Reduction in IT costs and delivery lead time.  By eliminating redundant data, collecting and storing one fact in one place, and effectively and efficiently achieving enterprise-wide reuse of high quality data and application logic, IT costs and effort are significantly reduced and the lead times shortened substantially.

  1. We routinely achieve an average of 14 reuses of each attribute. This reuse of the data eliminates the time and effort to code and test for 13 occurrences of over 2000 potentially redundant attributes.
  2. By designing each attribute for reuse, each successive application implementation does not have to design, code, and test data conversions and data interfaces. The savings of cost and time continue to increase with each successive application implementation.  Over time, if you follow the EMEA, the need for project by project data conversions and data interfaces diminish and can eventually be eliminated, further reducing implementation lead times. 

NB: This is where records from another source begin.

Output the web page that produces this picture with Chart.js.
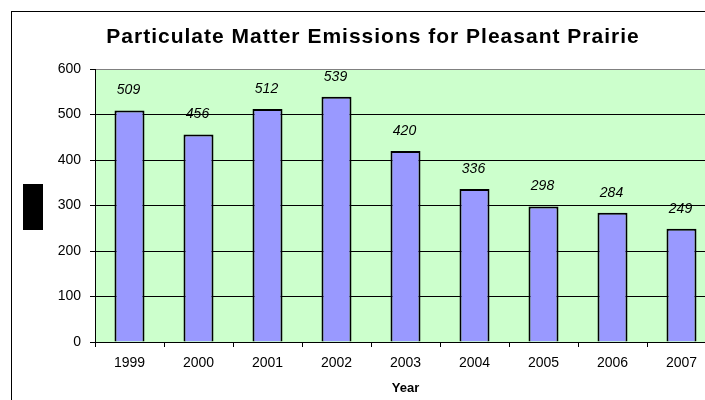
<!DOCTYPE html>
<html>
<head>
<meta charset="utf-8">
<script src="https://cdn.jsdelivr.net/npm/chart.js@4/dist/chart.umd.min.js"></script>
<style>
  html, body { margin: 0; padding: 0; background: #ffffff; overflow: hidden; }
  #wrap { width: 705px; height: 400px; overflow: hidden; }
  canvas { display: block; }
</style>
</head>
<body>
<div id="wrap"><canvas id="chart" width="745" height="400"></canvas></div>
<script>
// Emissions by year (tons)
const years = ['1999', '2000', '2001', '2002', '2003', '2004', '2005', '2006', '2007'];
const emissions = [509, 456, 512, 539, 420, 336, 298, 284, 249];
const yTicks = [0, 100, 200, 300, 400, 500, 600];
const chartTitle = 'Particulate Matter Emissions for Pleasant Prairie';

const FONT = "'Liberation Sans', Arial, sans-serif";

// Frame, plot fill and the boxed axis marker
const backdrop = {
  id: 'backdrop',
  beforeDraw(chart) {
    const { ctx, chartArea: a } = chart;
    ctx.save();
    ctx.fillStyle = '#ffffff';
    ctx.fillRect(0, 0, chart.width, chart.height);
    ctx.fillStyle = '#ccffcc';
    ctx.fillRect(a.left, a.top, a.right - a.left, a.bottom - a.top);
    ctx.strokeStyle = '#000000';
    ctx.lineWidth = 1;
    ctx.strokeRect(11.5, 11.5, 722, 500);
    ctx.fillStyle = '#000000';
    ctx.fillRect(23, 184, 20, 46);
    ctx.restore();
  }
};

// Spaced-out heading centred on the frame
const heading = {
  id: 'heading',
  afterDraw(chart) {
    const { ctx } = chart;
    ctx.save();
    ctx.font = 'bold 21px ' + FONT;
    if ('letterSpacing' in ctx) ctx.letterSpacing = '1px';
    ctx.fillStyle = '#000000';
    ctx.textAlign = 'center';
    ctx.textBaseline = 'middle';
    ctx.fillText(chartTitle, 373, 37);
    ctx.restore();
  }
};

// Value labels above each bar
const valueLabels = {
  id: 'valueLabels',
  afterDatasetsDraw(chart) {
    const { ctx } = chart;
    const meta = chart.getDatasetMeta(0);
    ctx.save();
    ctx.font = 'italic 14px ' + FONT;
    ctx.fillStyle = '#000000';
    ctx.textAlign = 'center';
    ctx.textBaseline = 'middle';
    meta.data.forEach((bar, i) => {
      ctx.fillText(String(emissions[i]), bar.x - 1, bar.y - 20);
    });
    ctx.restore();
  }
};

new Chart(document.getElementById('chart'), {
  type: 'bar',
  data: {
    labels: years,
    datasets: [{
      data: emissions,
      backgroundColor: '#9999ff',
      borderColor: '#000000',
      borderWidth: 2,
      borderSkipped: 'start',
      barPercentage: 0.435,
      categoryPercentage: 1
    }]
  },
  options: {
    responsive: false,
    animation: false,
    events: [],
    layout: { padding: { left: 29, right: 29, top: 69, bottom: 0 } },
    plugins: {
      legend: { display: false },
      tooltip: { enabled: false },
      title: { display: false }
    },
    scales: {
      x: {
        afterFit(scale) { scale.height = 58; },
        grid: {
          offset: true,
          drawOnChartArea: false,
          drawTicks: true,
          tickLength: 5,
          tickColor: '#000000'
        },
        border: { display: true, color: '#000000', width: 1 },
        ticks: {
          color: '#000000',
          padding: 8,
          font: { family: FONT, size: 14 }
        },
        title: {
          display: true,
          text: 'Year',
          color: '#000000',
          font: { family: FONT, size: 13, weight: 'bold' },
          padding: { top: 0, bottom: 4 }
        }
      },
      y: {
        min: 0,
        max: 600,
        afterFit(scale) { scale.width = 66; },
        afterBuildTicks(scale) { scale.ticks = yTicks.map(v => ({ value: v })); },
        grid: {
          color: ctx => (ctx.tick && ctx.tick.value === 600 ? '#808080' : '#000000'),
          lineWidth: 1,
          tickLength: 5,
          tickColor: '#000000'
        },
        border: { display: true, color: '#000000', width: 1 },
        ticks: {
          color: '#000000',
          padding: 9,
          font: { family: FONT, size: 14 }
        }
      }
    }
  },
  plugins: [backdrop, heading, valueLabels]
});
</script>
</body>
</html>
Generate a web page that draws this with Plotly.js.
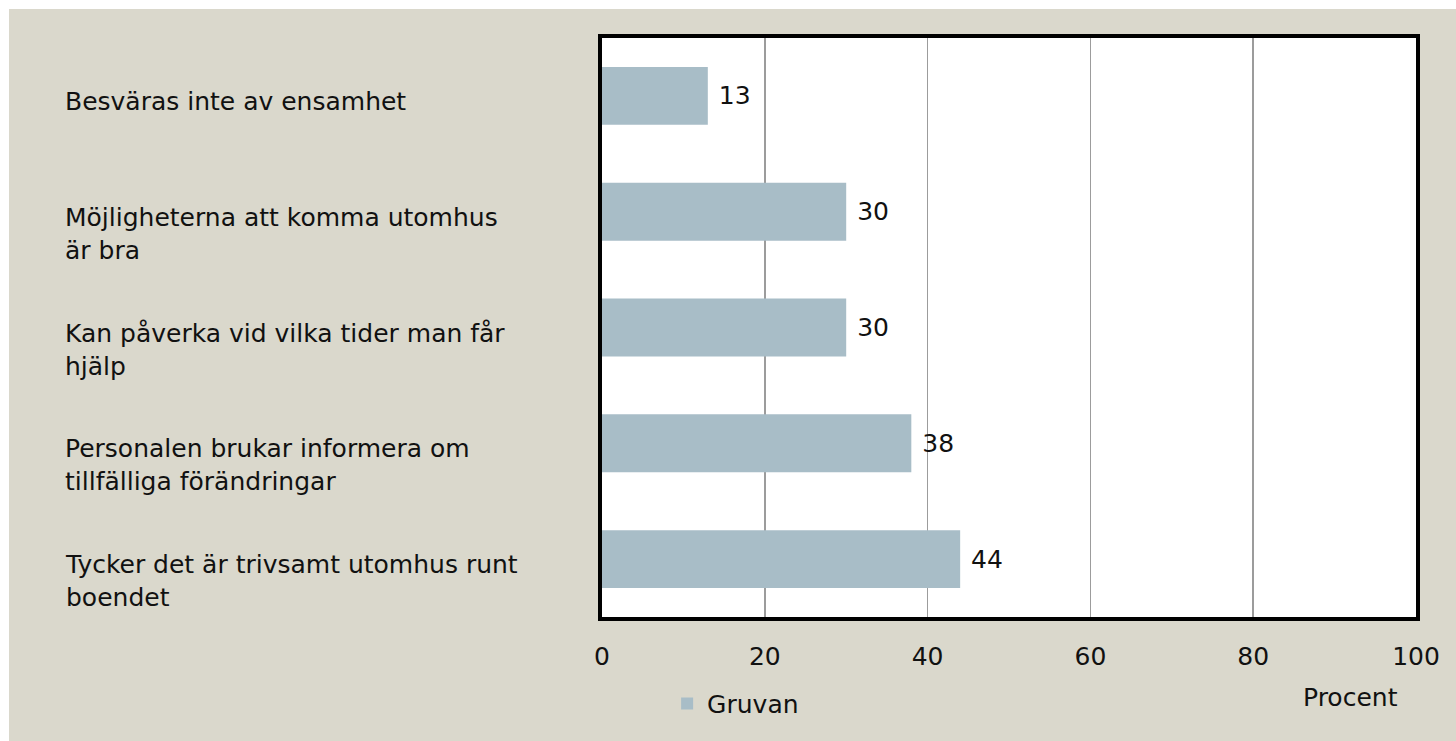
<!DOCTYPE html>
<html>
<head>
<meta charset="utf-8">
<script src="https://cdn.plot.ly/plotly-3.0.1.min.js"></script>
<style>
html,body{margin:0;padding:0;background:#ffffff;}
#chart{position:absolute;left:9px;top:9px;width:1447px;height:732px;}
</style>
</head>
<body>
<div id="chart"></div>
<script>
// Data (top to bottom as shown)
var categories = [
  "Besväras inte av ensamhet",
  "Möjligheterna att komma utomhus<br>är bra",
  "Kan påverka vid vilka tider man får<br>hjälp",
  "Personalen brukar informera om<br>tillfälliga förändringar",
  "Tycker det är trivsamt utomhus runt<br>boendet"
];
var categoryKeys = ["c1","c2","c3","c4","c5"];
var values = [13, 30, 30, 38, 44];
var seriesName = "Gruvan";
var tickValues = [0, 20, 40, 60, 80, 100];
var axisTitle = "Procent";

var FONT = "DejaVu Sans, sans-serif";
var FS = 25;

var trace = {
  type: "bar",
  orientation: "h",
  name: seriesName,
  y: categoryKeys,
  x: values,
  width: 0.5,
  marker: {color: "#a8bdc7"},
  text: values.map(function(v){ return "\u00a0" + v; }),
  textposition: "outside",
  cliponaxis: false,
  textfont: {family: FONT, size: FS, color: "#111111"},
  hoverinfo: "none"
};

var annotations = categories.map(function(c, i){
  return {
    xref: "paper", yref: "y",
    x: 0, y: categoryKeys[i],
    xanchor: "left", yanchor: "top",
    xshift: -539, yshift: 11,
    align: "left",
    showarrow: false,
    text: c,
    font: {family: FONT, size: FS, color: "#111111"}
  };
});
annotations.push({
  xref: "paper", yref: "paper",
  x: 0, y: 0, xshift: 748, yshift: -80,
  xanchor: "center", yanchor: "middle",
  showarrow: false,
  text: axisTitle,
  font: {family: FONT, size: FS, color: "#111111"}
});

var layout = {
  width: 1447, height: 732,
  paper_bgcolor: "#dad8cc",
  plot_bgcolor: "#ffffff",
  margin: {l: 593, r: 40, t: 29, b: 124, pad: 0},
  showlegend: true,
  legend: {
    orientation: "h",
    x: 0.08, y: -0.15, xanchor: "left", yanchor: "middle",
    font: {family: FONT, size: FS, color: "#111111"},
    bgcolor: "rgba(0,0,0,0)"
  },
  xaxis: {
    range: [0, 100],
    tickvals: tickValues,
    ticktext: tickValues.map(String),
    showgrid: true, gridcolor: "#9c9c9c", gridwidth: 1.5,
    zeroline: false,
    showline: true, linecolor: "#000000", linewidth: 4, mirror: true,
    ticks: "outside", ticklen: 14, tickcolor: "rgba(0,0,0,0)",
    tickfont: {family: FONT, size: FS, color: "#111111"},
    fixedrange: true
  },
  yaxis: {
    type: "category",
    categoryorder: "array",
    categoryarray: categoryKeys,
    range: [4.5, -0.5],
    showticklabels: false,
    showgrid: false, zeroline: false,
    showline: true, linecolor: "#000000", linewidth: 4, mirror: true,
    ticks: "",
    fixedrange: true
  },
  bargap: 0.5,
  annotations: annotations
};

Plotly.newPlot("chart", [trace], layout, {displayModeBar: false, staticPlot: true});
</script>
</body>
</html>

The use of the EMEA to develop an enterprise architecture will provide the foundation for achieving:

  1. Alignment - with the business requirements,
  2. Integration - of data, process, and operations,
  3. Flexibility - to adapt to change,
  4. Responsiveness - in a timely manner,

AND also dramatically improve:

  1. Data integrity, and
  2. Process consistency,

WITH the benefits of dramatically:

  1. Lower cost,
  2. Shorter lead times, and
  3. Lower maintenance cost.

The EMEA will enable acquiring very high quality business systems in up to one-third to one-half the time.

The EMEA will enable you to implement many business changes in hours, days, and weeks instead of months and years.

The EMEA will enable you to acquire very high quality business systems at:

  1. One-fifth the cost of traditionally developed systems, and
  2. One-third the cost of purchased packages!